March 07, 2004
Optional Driver Licenses

Seattle Mayor Greg Nickels wants to save money by making driver licenses optional:

One of the major savings was in the Law Department, where city officials expect to save about $450,000 by converting the least-serious crime of driving without a license into an infraction. City Attorney Tom Carr said that one crime represents 30 percent of the department's caseload.

Today, if someone is issued a ticket for driving with a suspended license but doesn't appear for a court hearing, a warrant is issued and the driver is jailed. Under the proposed change, drivers would receive a ticket but would not be booked into jail or prosecuted on a criminal charge. Unpaid tickets would be sent to a collection agency.

"We wanted to take the cases out of the criminal-justice system," Carr said.

By changing the offense to an infraction, the Law Department expects to save $232,000 a year in jail costs and $219,000 in public-defender costs, since the drivers wouldn't be entitled to a public defender to contest an infraction.

Anybody who both (a) does something dumb enough to lose their driver license and (b) can't afford a lawyer, isn't the best candidate to pay their bills on time either. It wouldn't take very many additional accidents before the cost of this leniency exceeded $450,000. And I'd be willing to bet that a fair number of these incompetent indigent drivers are also uninsured.

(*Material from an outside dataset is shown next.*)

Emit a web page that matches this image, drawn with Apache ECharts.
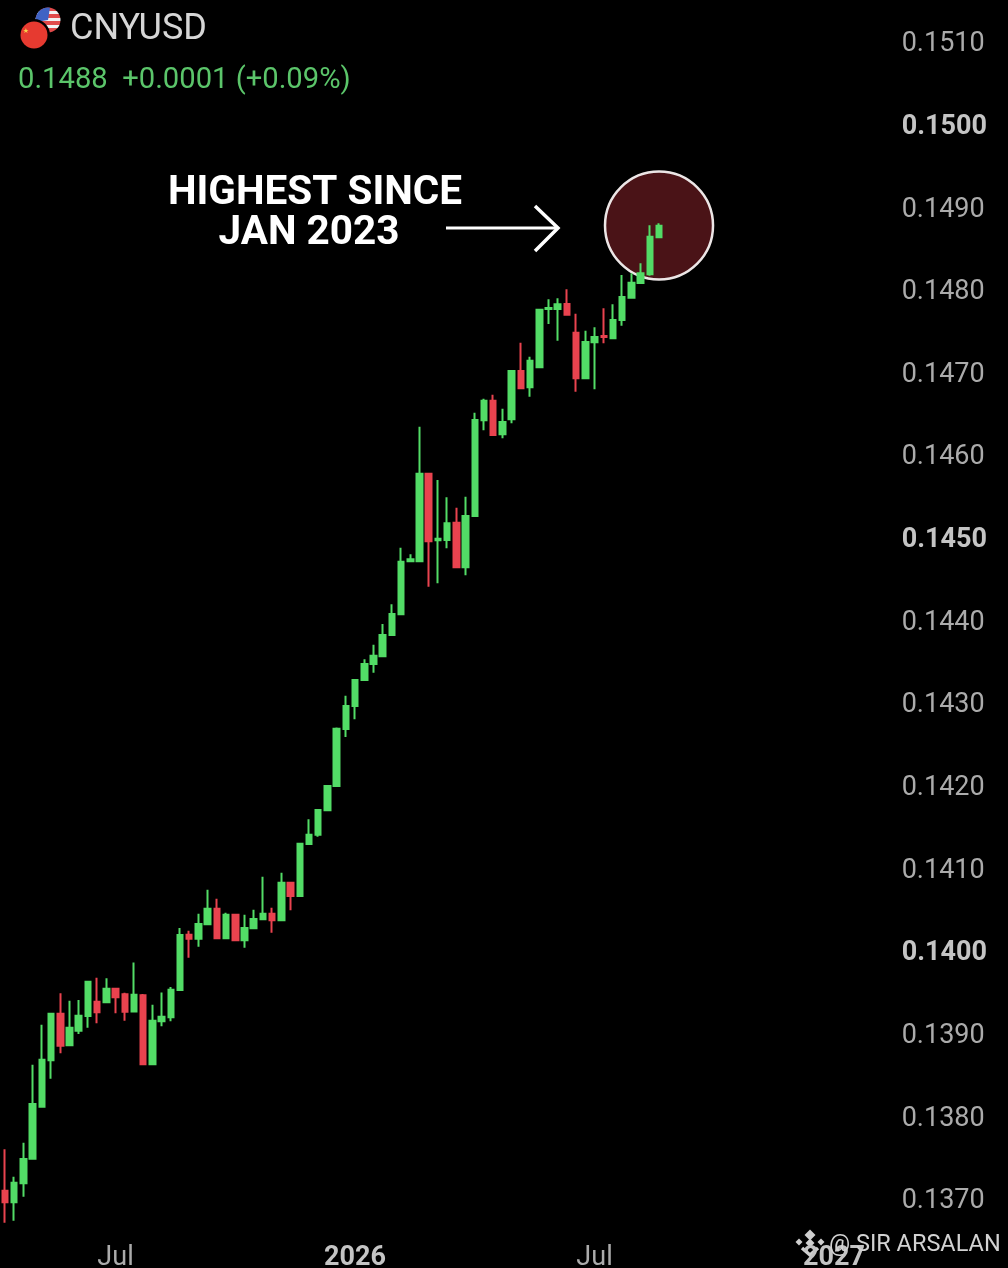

A better solution, I think, would be to impound the vehicles of anybody caught without a valid license. But that policy would never go over in Seattle, because you know that somebody would oppose it on the grounds that it discriminates against poor people and "undocumented workers".

Posted by Stefan Sharkansky at March 07, 2004 07:00 AM
Comments

Lets take this to it's logical conclusion. Imagine how much money the left could save, er, divert to social causes if we didn't penalize anybody for breaking laws. Thousands of prisoners could be released and the jails could be closed down. Of course the courts wouldn't disappear. They could then devote more time and allow trial lawyers to sue fast food outlets, tobacco companies, ladder makers, baby doctors and every other business for their obvious crimes against their customers.

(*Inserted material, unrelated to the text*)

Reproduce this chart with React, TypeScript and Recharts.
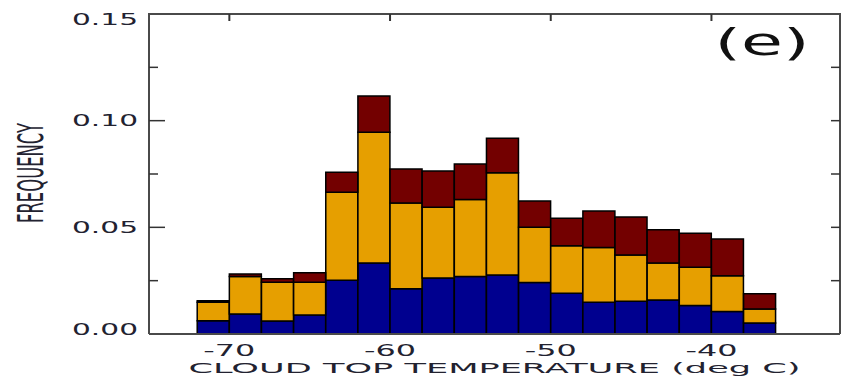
import React from 'react';
import { BarChart, Bar, XAxis, YAxis } from 'recharts';

// Bin centres (deg C), 2-degree bins from -72 to -36
const binCenters = [-71, -69, -67, -65, -63, -61, -59, -57, -55, -53, -51, -49, -47, -45, -43, -41, -39, -37];
// Stacked frequency segments (bottom -> top)
const blueSeg = [0.0062, 0.0094, 0.0061, 0.0089, 0.0252, 0.0333, 0.0212, 0.0263, 0.0269, 0.0277, 0.0241, 0.0191, 0.0149, 0.0153, 0.0159, 0.0134, 0.0105, 0.0052];
const orangeSeg = [0.0087, 0.0176, 0.0181, 0.0153, 0.0412, 0.0613, 0.0402, 0.0331, 0.0362, 0.0479, 0.0259, 0.0223, 0.0256, 0.0217, 0.0174, 0.0179, 0.0168, 0.0065];
const redSeg = [0.0007, 0.0011, 0.0017, 0.0045, 0.0094, 0.0170, 0.0160, 0.0170, 0.0166, 0.0161, 0.0124, 0.0128, 0.0172, 0.0179, 0.0156, 0.0159, 0.0172, 0.0072];

const xTicks = [-70, -60, -50, -40];
const yTicks = [0, 0.025, 0.05, 0.075, 0.1, 0.125, 0.15];
const xDomain = [-75, -32];
const yDomain = [0, 0.15];
const xTitle = 'CLOUD TOP TEMPERATURE (deg C)';
const yTitle = 'FREQUENCY';
const panelTag = '(e)';

const data = binCenters.map((t, i) => ({ t, blue: blueSeg[i], orange: orangeSeg[i], red: redSeg[i] }));

const W = 842;
const H = 378;
const LEFT = 149;
const RIGHT_EDGE = 840;
const TOP = 14;
const BOTTOM_EDGE = 334;
const FRAME = '#4a4a4a';
const TICK = '#333';
const TEXT = '#222230';
const FONT = 'DejaVu Sans';

const isMajor = (v: number) => Math.abs(v / 0.05 - Math.round(v / 0.05)) < 1e-6;

const YTick = (props: any) => {
  const { x, y, payload } = props;
  const v = payload.value as number;
  const major = isMajor(v);
  const inner = v > yDomain[0] && v < yDomain[1];
  const cy = Math.min(Math.max(y, TOP + 5), BOTTOM_EDGE - 5);
  return (
    <g>
      {inner && <line x1={x} x2={x + (major ? 16 : 9)} y1={y} y2={y} stroke={TICK} strokeWidth={1.5} />}
      {inner && <line x1={RIGHT_EDGE - 9} x2={RIGHT_EDGE} y1={y} y2={y} stroke={TICK} strokeWidth={1.5} />}
      {major && (
        <text x={x - 11} y={cy} dy="0.36em" textAnchor="end" fontFamily={FONT} fontSize={15.5} fill={TEXT}
          textLength={66} lengthAdjust="spacingAndGlyphs">
          {v.toFixed(2)}
        </text>
      )}
    </g>
  );
};

const XTick = (props: any) => {
  const { x, y, payload } = props;
  return (
    <g>
      <line x1={x} x2={x} y1={TOP} y2={TOP + 7} stroke={TICK} strokeWidth={2} />
      <text x={x} y={y + 22} textAnchor="middle" fontFamily={FONT} fontSize={15.5} fill={TEXT}
        textLength={52} lengthAdjust="spacingAndGlyphs">
        {String(payload.value)}
      </text>
    </g>
  );
};

const XTitleAndFrame = () => (
  <g>
    <line x1={LEFT - 1} x2={RIGHT_EDGE + 1} y1={TOP} y2={TOP} stroke={FRAME} strokeWidth={2} />
    <line x1={RIGHT_EDGE} x2={RIGHT_EDGE} y1={TOP} y2={BOTTOM_EDGE} stroke={FRAME} strokeWidth={2} />
    <text x={(LEFT + RIGHT_EDGE) / 2} y={373} textAnchor="middle" fontFamily={FONT} fontSize={14} fill={TEXT}
      textLength={612} lengthAdjust="spacingAndGlyphs">
      {xTitle}
    </text>
    <text x={762} y={55} textAnchor="middle" fontFamily={FONT} fontSize={38} fill="#111"
      textLength={95} lengthAdjust="spacingAndGlyphs">
      {panelTag}
    </text>
  </g>
);

const YTitle = () => (
  <text x={0} y={0} transform="translate(43,173) rotate(-90)" textAnchor="middle" fontFamily={FONT} fontSize={35}
    fill={TEXT} textLength={100} lengthAdjust="spacingAndGlyphs">
    {yTitle}
  </text>
);

export default function App() {
  return (
    <div style={{ position: 'absolute', left: 0, top: 0, width: W, height: H, background: '#fff' }}>
      <BarChart
        width={W}
        height={H}
        data={data}
        margin={{ top: TOP, right: W - RIGHT_EDGE, bottom: 0, left: LEFT - 60 }}
        barCategoryGap={0}
        barGap={0}
      >
        <XAxis
          dataKey="t"
          type="number"
          domain={xDomain}
          ticks={xTicks}
          allowDataOverflow
          height={H - BOTTOM_EDGE}
          tickSize={0}
          tickMargin={0}
          tickLine={false}
          axisLine={{ stroke: FRAME, strokeWidth: 2 }}
          tick={(p: any) => <XTick {...p} />}
          label={<XTitleAndFrame />}
        />
        <YAxis
          type="number"
          domain={yDomain}
          ticks={yTicks}
          allowDataOverflow
          width={60}
          tickSize={0}
          tickMargin={0}
          tickLine={false}
          interval={0}
          axisLine={{ stroke: FRAME, strokeWidth: 2 }}
          tick={(p: any) => <YTick {...p} />}
          label={<YTitle />}
        />
        <Bar dataKey="blue" stackId="s" fill="#00008f" stroke="#000" strokeWidth={1.5} isAnimationActive={false} />
        <Bar dataKey="orange" stackId="s" fill="#e69f00" stroke="#000" strokeWidth={1.5} isAnimationActive={false} />
        <Bar dataKey="red" stackId="s" fill="#730000" stroke="#000" strokeWidth={1.5} isAnimationActive={false} />
      </BarChart>
    </div>
  );
}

Posted by: Gary B on March 6, 2004 11:09 PM

What's the problem here? It sounds like a fortuitous circumstance to me. In order to pretend that the government is low on money, the liberals have made the degree of government interference in our lives a tiny bit less overpowering.

It has always seemed like overkill to me when the government prosecutes what is essentially a civil matter as a crime. Now we are presented with a most unlikely event: the government is lessening penalties for this civil matter, in effect relinquishing an iota of power. I, for one, will not complain about it, even if our benefactors come from the left side of the aisle. Maybe this could be the beginning of a trend!